With drought gripping huge tracts of the country, the situation around livestock supply looms as the next critical test for the industry.
“We all know once it rains supply will tighten up producers will want to re-stock,” Mr Morse said.
Conference-goers also heard about the innovation the industry’s research and development body Livecorp is involved in testing.
Facing ongoing controversy about the conditions faced by livestock during the northern summer, dehumidification trials have been underway to reduce the stress on sheep and cattle.
Over a four-day period, various scenarios involving weather and animal health were tested to build a model without the use of livestock.
Livecorp CEO Sam Brown said the trials were an example of industry striving to improve its practices.

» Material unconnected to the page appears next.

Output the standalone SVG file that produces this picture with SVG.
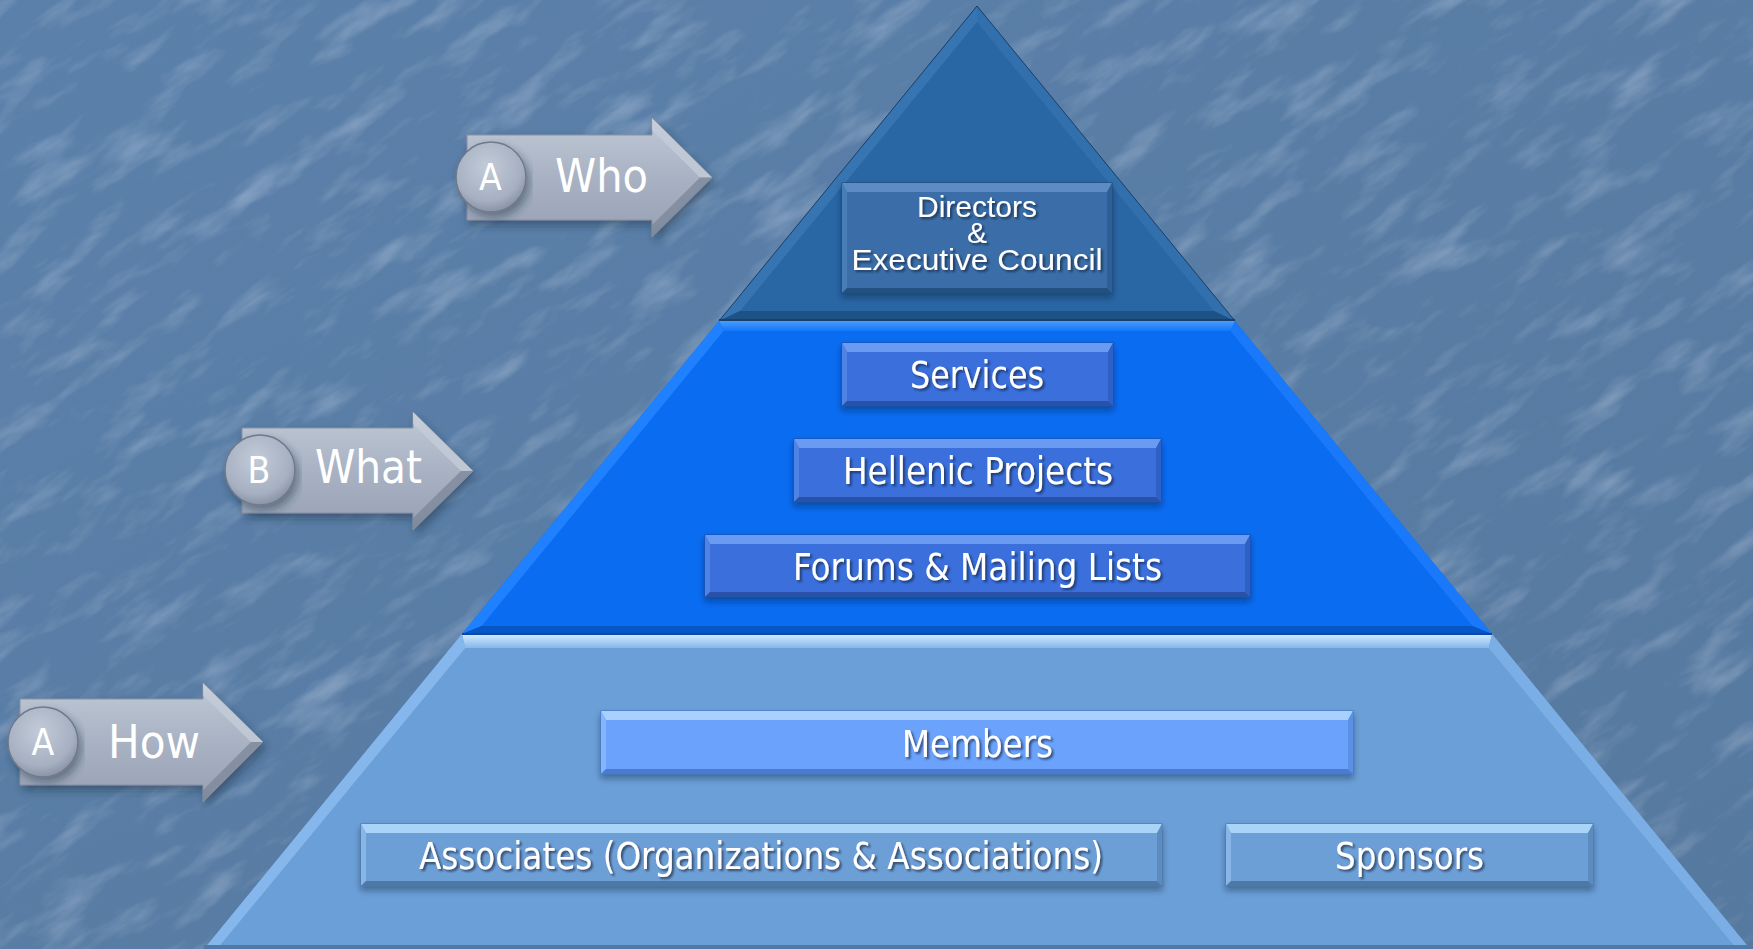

“We designed an experiment, we brought in ventilation engineers and modellers with commercial equipment from the Middle East to replicate the environment,” he said.
New Livecorp chair Troy Setter, the CEO of Consolidated Pastoral Company, said community expectations of live export conditions meant improving welfare outcomes through research.
“I wouldn’t want to put a number on what’s acceptable [with mortality rates] but I want to have a culture of continuous improvement.”
Live trade critical, says grazier
Queensland and Northern Territory pastoralist Dan Lynch said the live trade’s importance to northern Australia could not be over-emphasised.
With cattle stations at Cloncurry and Katherine, drought and floods have made 2019 a year of extremes — making options provided by live export critical.
While worries about poor animal welfare outcomes dominate the discussion nationally, Mr Lynch said he had faith in exporters’ systems.
“My biggest concern is government changing policy and so-forth. They’ve got more ability to cause havoc and wreck our industry,” he said.
“It’s in the hands of good people, it’s very sustainable, provided governments let us get on and do the job.”